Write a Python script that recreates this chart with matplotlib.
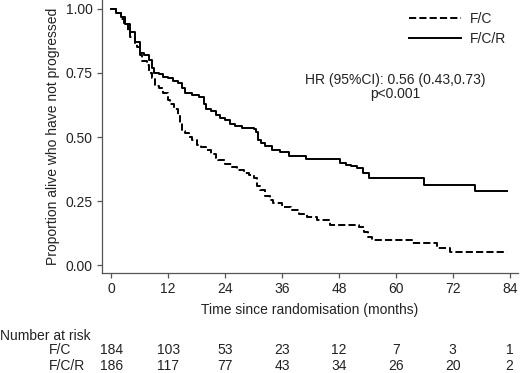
import matplotlib

matplotlib.use("Agg")
import matplotlib.pyplot as plt
from matplotlib import transforms

plt.rcParams["font.family"] = ["Liberation Sans", "DejaVu Sans"]

# Kaplan-Meier steps (months, proportion)
FC_TIME = [0, 1, 2, 2.6, 3.5, 4, 5, 5.5, 6, 6.5, 7.5, 8, 8.5, 9.3, 10, 11, 12, 12.5,
           13.3, 14, 14.6, 15, 15.5, 16.3, 17, 18, 19, 20, 21, 22, 22.6, 24, 25.5,
           26.5, 27.9, 29, 30, 30.7, 31.4, 32.5, 33.5, 34.2, 36, 37.8, 39.5, 41.3,
           43.4, 46.2, 52.2, 53.2, 54.2, 55, 63.4, 68.7, 71.5, 83.5]
FC_SURV = [1.0, 0.985, 0.96, 0.94, 0.91, 0.89, 0.865, 0.85, 0.82, 0.795, 0.78, 0.75,
           0.73, 0.70, 0.69, 0.67, 0.645, 0.63, 0.61, 0.585, 0.555, 0.525, 0.515, 0.50,
           0.488, 0.47, 0.46, 0.449, 0.435, 0.42, 0.41, 0.395, 0.384, 0.37, 0.358, 0.35,
           0.339, 0.31, 0.293, 0.27, 0.255, 0.241, 0.228, 0.215, 0.20, 0.189, 0.176,
           0.156, 0.15, 0.13, 0.11, 0.098, 0.085, 0.068, 0.05, 0.05]

FCR_TIME = [0, 1, 2, 3, 4, 5, 6, 7, 8, 8.5, 9, 10, 11, 12, 13, 14, 15, 15.5, 17, 18.5,
            19.5, 20, 21, 22, 23, 24, 25, 26, 27.5, 30, 30.5, 31, 31.5, 32.5, 34, 35.5,
            37.5, 41, 48.3, 49.5, 50.5, 51.8, 53, 54.3, 65.9, 76.8, 83.5]
FCR_SURV = [1.0, 0.985, 0.97, 0.94, 0.91, 0.87, 0.83, 0.82, 0.80, 0.77, 0.75, 0.745,
            0.735, 0.73, 0.72, 0.71, 0.69, 0.67, 0.665, 0.657, 0.63, 0.61, 0.60, 0.585,
            0.575, 0.565, 0.55, 0.545, 0.535, 0.53, 0.52, 0.49, 0.475, 0.465, 0.45, 0.44,
            0.427, 0.413, 0.40, 0.39, 0.385, 0.378, 0.36, 0.339, 0.3125, 0.29, 0.29]

RISK_TIMES = [0, 12, 24, 36, 48, 60, 72, 84]
FC_RISK = [184, 103, 53, 23, 12, 7, 3, 1]
FCR_RISK = [186, 117, 77, 43, 34, 26, 20, 2]

TEXT = "#222222"
AXIS = "#555555"
FS = 10

fig = plt.figure(figsize=(5.2, 3.73), dpi=100)
ax = fig.add_axes([0.1956, 0.268, 0.8, 0.732])

ax.step(FC_TIME, FC_SURV, where="post", color="black", lw=1.4, ls="--", label="F/C")
ax.step(FCR_TIME, FCR_SURV, where="post", color="black", lw=1.4, ls="-", label="F/C/R")

ax.set_xlim(-2, 85.7)
ax.set_ylim(-0.031, 1.035)
ax.set_xticks(RISK_TIMES)
ax.set_yticks([0, 0.25, 0.5, 0.75, 1.0])
ax.set_yticklabels(["0.00", "0.25", "0.50", "0.75", "1.00"])
for side in ("top", "right"):
    ax.spines[side].set_visible(False)
for side in ("left", "bottom"):
    ax.spines[side].set_color(AXIS)
    ax.spines[side].set_linewidth(0.9)
ax.tick_params(direction="out", length=3.6, width=0.9, color=AXIS,
               labelsize=FS, labelcolor=TEXT, pad=3)
ax.set_xlabel("Time since randomisation (months)", fontsize=FS, color=TEXT, labelpad=5)
ax.set_ylabel("Proportion alive who have not progressed", fontsize=FS, color=TEXT, labelpad=4)

ax.legend(loc="upper right", bbox_to_anchor=(1.0, 1.0), frameon=False, fontsize=FS,
          handlelength=3.8, handletextpad=0.6, labelcolor=TEXT, borderaxespad=0.45,
          labelspacing=0.45)

ax.text(0.705, 0.683, "HR (95%CI): 0.56 (0.43,0.73)\np<0.001", transform=ax.transAxes,
        ha="center", va="center", fontsize=FS, color=TEXT, linespacing=1.0)

# number at risk table
trans = transforms.blended_transform_factory(ax.transData, fig.transFigure)
fig.text(0.0, 1 - 335.5 / 373, "Number at risk", ha="left", va="center",
         fontsize=FS, color=TEXT)
for label, counts, ypix in (("F/C", FC_RISK, 350.5), ("F/C/R", FCR_RISK, 365.5)):
    y = 1 - ypix / 373
    fig.text(49 / 520, y, label, ha="left", va="center", fontsize=FS, color=TEXT)
    for t, n in zip(RISK_TIMES, counts):
        ax.text(t, y, str(n), transform=trans, ha="center", va="center",
                fontsize=FS, color=TEXT, clip_on=False)

fig.savefig("out.png", dpi=100)
plt.close(fig)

○ ○ ○ ○ ○

### TO DO
Write out the full listing verbatim, excluding its pictures.

### THE ANSWER
Write a Python script that recreates this chart with matplotlib.
import matplotlib

matplotlib.use("Agg")
import matplotlib.pyplot as plt
from matplotlib import transforms

plt.rcParams["font.family"] = ["Liberation Sans", "DejaVu Sans"]

# Kaplan-Meier steps (months, proportion)
FC_TIME = [0, 1, 2, 2.6, 3.5, 4, 5, 5.5, 6, 6.5, 7.5, 8, 8.5, 9.3, 10, 11, 12, 12.5,
           13.3, 14, 14.6, 15, 15.5, 16.3, 17, 18, 19, 20, 21, 22, 22.6, 24, 25.5,
           26.5, 27.9, 29, 30, 30.7, 31.4, 32.5, 33.5, 34.2, 36, 37.8, 39.5, 41.3,
           43.4, 46.2, 52.2, 53.2, 54.2, 55, 63.4, 68.7, 71.5, 83.5]
FC_SURV = [1.0, 0.985, 0.96, 0.94, 0.91, 0.89, 0.865, 0.85, 0.82, 0.795, 0.78, 0.75,
           0.73, 0.70, 0.69, 0.67, 0.645, 0.63, 0.61, 0.585, 0.555, 0.525, 0.515, 0.50,
           0.488, 0.47, 0.46, 0.449, 0.435, 0.42, 0.41, 0.395, 0.384, 0.37, 0.358, 0.35,
           0.339, 0.31, 0.293, 0.27, 0.255, 0.241, 0.228, 0.215, 0.20, 0.189, 0.176,
           0.156, 0.15, 0.13, 0.11, 0.098, 0.085, 0.068, 0.05, 0.05]

FCR_TIME = [0, 1, 2, 3, 4, 5, 6, 7, 8, 8.5, 9, 10, 11, 12, 13, 14, 15, 15.5, 17, 18.5,
            19.5, 20, 21, 22, 23, 24, 25, 26, 27.5, 30, 30.5, 31, 31.5, 32.5, 34, 35.5,
            37.5, 41, 48.3, 49.5, 50.5, 51.8, 53, 54.3, 65.9, 76.8, 83.5]
FCR_SURV = [1.0, 0.985, 0.97, 0.94, 0.91, 0.87, 0.83, 0.82, 0.80, 0.77, 0.75, 0.745,
            0.735, 0.73, 0.72, 0.71, 0.69, 0.67, 0.665, 0.657, 0.63, 0.61, 0.60, 0.585,
            0.575, 0.565, 0.55, 0.545, 0.535, 0.53, 0.52, 0.49, 0.475, 0.465, 0.45, 0.44,
            0.427, 0.413, 0.40, 0.39, 0.385, 0.378, 0.36, 0.339, 0.3125, 0.29, 0.29]

RISK_TIMES = [0, 12, 24, 36, 48, 60, 72, 84]
FC_RISK = [184, 103, 53, 23, 12, 7, 3, 1]
FCR_RISK = [186, 117, 77, 43, 34, 26, 20, 2]

TEXT = "#222222"
AXIS = "#555555"
FS = 10

fig = plt.figure(figsize=(5.2, 3.73), dpi=100)
ax = fig.add_axes([0.1956, 0.268, 0.8, 0.732])

ax.step(FC_TIME, FC_SURV, where="post", color="black", lw=1.4, ls="--", label="F/C")
ax.step(FCR_TIME, FCR_SURV, where="post", color="black", lw=1.4, ls="-", label="F/C/R")

ax.set_xlim(-2, 85.7)
ax.set_ylim(-0.031, 1.035)
ax.set_xticks(RISK_TIMES)
ax.set_yticks([0, 0.25, 0.5, 0.75, 1.0])
ax.set_yticklabels(["0.00", "0.25", "0.50", "0.75", "1.00"])
for side in ("top", "right"):
    ax.spines[side].set_visible(False)
for side in ("left", "bottom"):
    ax.spines[side].set_color(AXIS)
    ax.spines[side].set_linewidth(0.9)
ax.tick_params(direction="out", length=3.6, width=0.9, color=AXIS,
               labelsize=FS, labelcolor=TEXT, pad=3)
ax.set_xlabel("Time since randomisation (months)", fontsize=FS, color=TEXT, labelpad=5)
ax.set_ylabel("Proportion alive who have not progressed", fontsize=FS, color=TEXT, labelpad=4)

ax.legend(loc="upper right", bbox_to_anchor=(1.0, 1.0), frameon=False, fontsize=FS,
          handlelength=3.8, handletextpad=0.6, labelcolor=TEXT, borderaxespad=0.45,
          labelspacing=0.45)

ax.text(0.705, 0.683, "HR (95%CI): 0.56 (0.43,0.73)\np<0.001", transform=ax.transAxes,
        ha="center", va="center", fontsize=FS, color=TEXT, linespacing=1.0)

# number at risk table
trans = transforms.blended_transform_factory(ax.transData, fig.transFigure)
fig.text(0.0, 1 - 335.5 / 373, "Number at risk", ha="left", va="center",
         fontsize=FS, color=TEXT)
for label, counts, ypix in (("F/C", FC_RISK, 350.5), ("F/C/R", FCR_RISK, 365.5)):
    y = 1 - ypix / 373
    fig.text(49 / 520, y, label, ha="left", va="center", fontsize=FS, color=TEXT)
    for t, n in zip(RISK_TIMES, counts):
        ax.text(t, y, str(n), transform=trans, ha="center", va="center",
                fontsize=FS, color=TEXT, clip_on=False)

fig.savefig("out.png", dpi=100)
plt.close(fig)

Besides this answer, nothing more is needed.